WACO, Texas — When you walk inside Union Hall in Waco and walk towards the back left corner of the bustling business food hall you'll find UnSHAKEable Milkshakes, a milkshake stand with purpose.
"I can't even imagine feeling the way I did four years ago," said Natasha Scheibe, the General Manager of UnSHAKEable.
Scheibe has been clean and sober from drug and alcohol addiction for almost four years now, a life she's removed herself from but hasn't forgotten.
"When I drank, I was able to breathe," Scheibe explained. "Normal people can walk around on this earth and get up and pay their bills and go to work and for me, I had to get up and drink before I could even brush my teeth."
Scheibe isn't shy about sharing her story because she knows it can help to change lives, just like the small milkshake stand she helps run that benefits Sunshine Recovery House in Waco.
The Sunshine Recovery House offers the stability needed for women struggling with addiction and provides a place to live and find the freedom they've lost to addiction.
"We provide a safe place to recover for women coming out of treatment and jail," said Jennifer Tobin, the Executive Director of Sunshine Recovery House. "Women are required to go to 90 meetings in 90 days, do chores, come to a house meeting and work their steps in the 12-step program."
Tobin said the house is vital for women because it offers a place away from addiction and creates an environment conducive to finding freedom from a vicious cycle that doesn't end.
"If they go back to the place they were using in they will go back to the friends, back to the habits, back to the environment they were in and they will use again," Tobin said.
Scheibe told 6 News she lost her children when her then-husband was done trying to help her get clean when she wasn't helping herself. He took their kids away from her and didn't allow her to talk to them and that's when she knew she needed to get right and find a way to break away from the bottle.

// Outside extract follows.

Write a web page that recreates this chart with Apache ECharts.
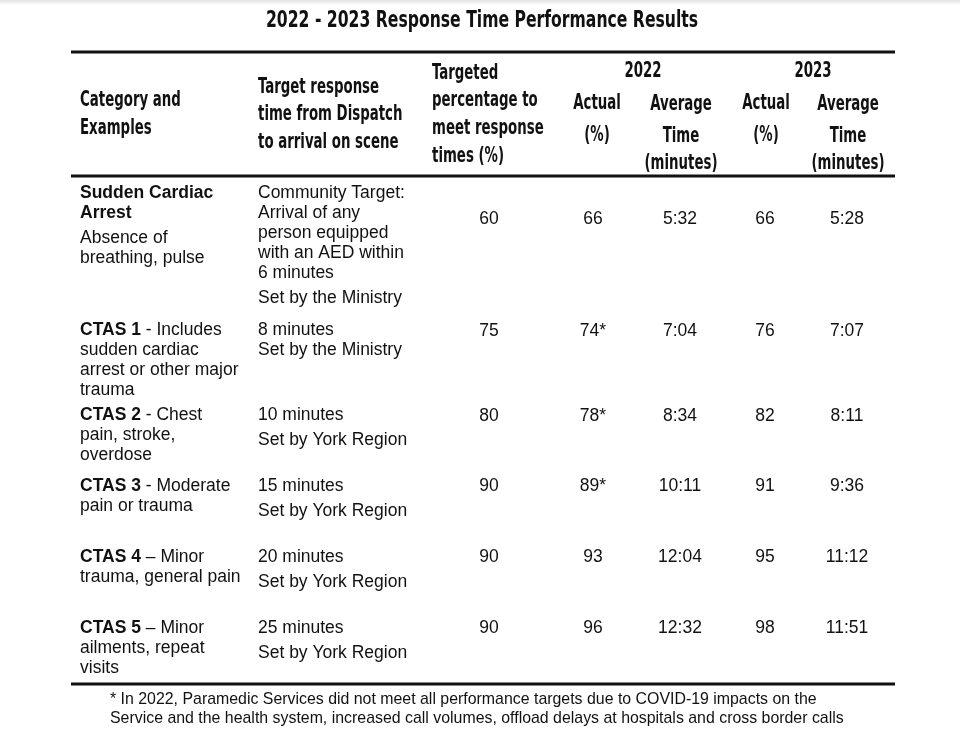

"It's horrible because you wake up and you don't want to drink, you say that you aren't going to drink and then you pick up the bottle and you take a drink," Scheibe said. "That's so dangerous because you drink and you drive with the kids in the car and there are so many risks involved."
With her children taken from her, Scheibe was alone and needed to pick herself up by the bootstraps and find a way to get right with herself so she could rebuild the relationships with her children. She said she'll never forget her first day she walked into Sunshine Recovery House in Waco.
"I walked into this house and it was a three bedroom rental and at the time there was one female resident and no one was home, I remember that," she said. "I walked in and I was terrified because I have never been on my own. I've never been responsible for anything in my life by myself and when I walked in there was a refrigerator, there was a television, blankets on the couch."
Scheibe said she found a bed to sit on and created her own space for the first time in her life. She put pictures on the wall and had a place to put her clothes, including a closet to hang her dresses.
With all that was in front of her in that moment, Scheibe said she still wasn't sure if she would be able to get sober for the first time in her life, but somehow, through God's grace, she did.
"Luckily, I grabbed hold of the 12-step program and I started creating a fellowship among the women in the house and the people in Waco that were recovered and I learned from them how to pay my bills on time, as ridiculous as that sounds," she said.
Scheibe said for the first time in her life she had a drivers license that matched the address she lived at and she learned more each day about being accountable to both herself and the house she lived at and the people that she forged relationships with. Curfews, random drug tests, daily meeting and being on-time were all things she learned and she did it all to get her kids back and become a contributing member of society.
"They may seem like every day things but for me it was a miracle," Scheibe said with a smile. "The kids started coming back into my life and I was able to be a Mom. I parked my car in a parent pick up line, I was 39 years old and had never been in a parent pick up line because I was too drunk to pick up my kids from school. It's really amazing that these little tiny everyday feats, I've been able to do them and thrive."
Nearly four years later, you'll find Scheibe hard at work behind the counter at UnSHAKEable Milkshakes at Union Hall. The one-time alcoholic now spends her time whipping up some incredible treats with a purpose and doing so with other women getting clean and sober.
UnSHAKEable Milkshakes isn't just a place to work, it's a place to recover and teach those who need it, maybe more than anyone else, there's more to life than just drugs and alcohol while wondering where you'll sleep when the sun goes down.
"It doesn't have to be like that," Scheibe said, when asked her message to women and men who may be feeling hopeless in the face of addiction. "We can get our children back, we can pay our bills on time and we can have fruitful careers and help the community around us."